Le Môle Saint-Nicolas : rocher oublié aux confins de l’histoire géopolitique
Il est des lieux qui, par leur seule géographie, défient le silence du temps. Le Môle Saint-Nicolas, perché comme un veilleur au bout de la péninsule nord-ouest d’Haïti, est de ceux-là. Ce promontoire de roche et de vent, battu par les vagues du canal du Vent, a vu passer navigateurs, conquistadors, corsaires, diplomates, soldats et oubli. Pourtant, son destin aurait pu embraser les cartes du monde.
L’aube du choc des mondes
C’est un matin de décembre 1492. Les voiles espagnoles de Christophe Colomb fendent les eaux turquoise. Le navigateur, dans sa quête éperdue des Indes, pose le pied sur une terre nouvelle. Il est émerveillé par cette baie profonde, ce cirque naturel bordé de montagnes et d’îlots : il la nomme Môle Saint-Nicolas, en l’honneur du saint du jour.
Ce jour-là, l’histoire vient de basculer. C’est ici que commence le choc brutal entre l’Europe et les peuples Taïnos. C’est ici, dans ce repli du monde, que la tragédie du continent américain prend racine. Le Môle, témoin muet, devient le théâtre d’une mutation sans retour.
Entre canons et flibustes : la forteresse du Nord-Ouest
Avec la colonisation, le Môle devient une pièce maîtresse sur l’échiquier des puissances maritimes. Espagnols, puis Français, y construisent des fortifications militaires, dressant canons et bastions face à l’horizon. Les forts Réfléchi, Georges, Saint-François dessinent encore, aujourd’hui, dans la pierre usée, la mémoire des batailles à venir ou évitées.
La position est stratégique : à la croisée des routes maritimes reliant Cuba, la Jamaïque, les Bahamas, et la Floride. Le Môle attire pirates et corsaires, ces loups de mer qui, entre deux pillages, trouvaient dans la baie un refuge sûr. Loin des salons de Versailles ou des cours espagnoles, ici se jouaient les véritables frontières des empires.

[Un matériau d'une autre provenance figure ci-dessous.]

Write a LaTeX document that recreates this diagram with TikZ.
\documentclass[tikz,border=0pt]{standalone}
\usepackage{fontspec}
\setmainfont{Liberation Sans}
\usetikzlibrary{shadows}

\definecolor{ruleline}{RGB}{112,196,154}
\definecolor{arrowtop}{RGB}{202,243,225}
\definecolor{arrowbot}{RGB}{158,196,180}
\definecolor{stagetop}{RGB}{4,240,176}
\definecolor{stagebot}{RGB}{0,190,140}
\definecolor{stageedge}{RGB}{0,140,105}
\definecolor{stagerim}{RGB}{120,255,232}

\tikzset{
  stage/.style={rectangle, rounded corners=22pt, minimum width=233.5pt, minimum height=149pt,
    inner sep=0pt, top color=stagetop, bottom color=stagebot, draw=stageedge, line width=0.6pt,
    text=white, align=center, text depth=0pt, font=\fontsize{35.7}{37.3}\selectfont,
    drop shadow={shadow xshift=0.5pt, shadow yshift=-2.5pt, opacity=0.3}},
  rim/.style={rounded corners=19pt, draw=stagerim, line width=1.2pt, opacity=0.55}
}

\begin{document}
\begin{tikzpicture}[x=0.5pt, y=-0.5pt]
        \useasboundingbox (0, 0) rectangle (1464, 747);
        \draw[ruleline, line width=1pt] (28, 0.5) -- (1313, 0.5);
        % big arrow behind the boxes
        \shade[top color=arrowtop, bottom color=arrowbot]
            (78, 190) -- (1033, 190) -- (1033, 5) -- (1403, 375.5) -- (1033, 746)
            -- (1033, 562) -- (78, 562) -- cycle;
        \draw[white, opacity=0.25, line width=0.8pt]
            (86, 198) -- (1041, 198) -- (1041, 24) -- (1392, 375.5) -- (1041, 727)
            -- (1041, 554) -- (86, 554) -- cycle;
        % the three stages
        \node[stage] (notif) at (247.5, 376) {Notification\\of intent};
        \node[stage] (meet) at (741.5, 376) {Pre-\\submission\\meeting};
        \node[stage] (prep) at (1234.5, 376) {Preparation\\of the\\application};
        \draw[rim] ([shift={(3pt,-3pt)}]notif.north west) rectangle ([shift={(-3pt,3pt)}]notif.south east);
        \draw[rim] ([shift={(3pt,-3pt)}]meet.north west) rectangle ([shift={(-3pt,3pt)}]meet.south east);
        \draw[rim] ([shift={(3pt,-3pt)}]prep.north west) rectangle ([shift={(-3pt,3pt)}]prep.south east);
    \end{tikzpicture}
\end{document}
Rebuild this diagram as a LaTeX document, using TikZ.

1889 : l’Amérique frappe à la porte
Le Môle aurait pu basculer dans une autre hégémonie. En 1889, les États-Unis, désireux d’élargir leur influence dans la mer des Caraïbes, proposent à Haïti la location, voire l’achat du Môle Saint-Nicolas. L’ambassadeur américain insiste, les pressions se font plus lourdes. Washington rêve d’y bâtir une base navale, verrou du canal de Panama tout juste en projet.
Mais Haïti résiste.
Sous la présidence de Florvil Hyppolite, des voix s’élèvent. Celle d’Anténor Firmin, d’abord, patriote, homme de plume et d’orgueil. Dans une harangue vibrante, il défie l’empire naissant et rappelle que le sol haïtien n’est pas à vendre. Le projet avorte. Le Môle reste haïtien. L’honneur national est sauf.
Ce refus, aujourd’hui encore, est cité comme un acte souverain majeur dans l’histoire diplomatique d’Haïti.
Le Môle sous l’ombre des marines
Mais l’Histoire a de la mémoire et des retours. En 1915, les États-Unis envahissent Haïti. L’occupation militaire durera près de vingt ans. Le Môle Saint-Nicolas, naturellement, redevient un poste d’observation stratégique, au cœur d’un empire américain qui s’étend désormais d’Haïti à Porto Rico, en passant par la Zone du Canal.
Des installations militaires sont renforcées. Des soldats américains sillonnent la côte. Le vent porte désormais un autre drapeau. Le Môle observe, impuissant, la réinvention de sa fonction : du bastion colonial au pivot impérial.
Un géant endormi
Depuis, le Môle dort.
Ni base, ni ville portuaire moderne, il est resté un village aux maisons basses, au temps ralenti, où les filets sèchent au soleil et les enfants courent au vent. Pourtant, les experts en géostratégie le rappellent régulièrement : la baie du Môle est l’un des meilleurs ports naturels de toute la Caraïbe. Un goulet profond, protégé, tout près des grandes routes commerciales.
On le dit aussi : si Haïti avait voulu bâtir un grand port franc, une zone de libre-échange, ou une base logistique régionale, le Môle aurait été le site idéal. Mais les routes n’y mènent pas. Les promesses politiques s’arrêtent aux bornes de Port-de-Paix.
Un avenir toujours suspendu
Aujourd’hui, le Môle Saint-Nicolas est un lieu d’espérance contrariée. Il est ce joyau stratégique qu’Haïti regarde de loin, sans jamais l’embrasser. Il incarne la puissance latente d’un pays empêché, à la croisée du passé et des possibles.
Un jour peut-être, le vent tournera. Et le Môle, longtemps réduit au silence, retrouvera sa voix dans le concert des nations.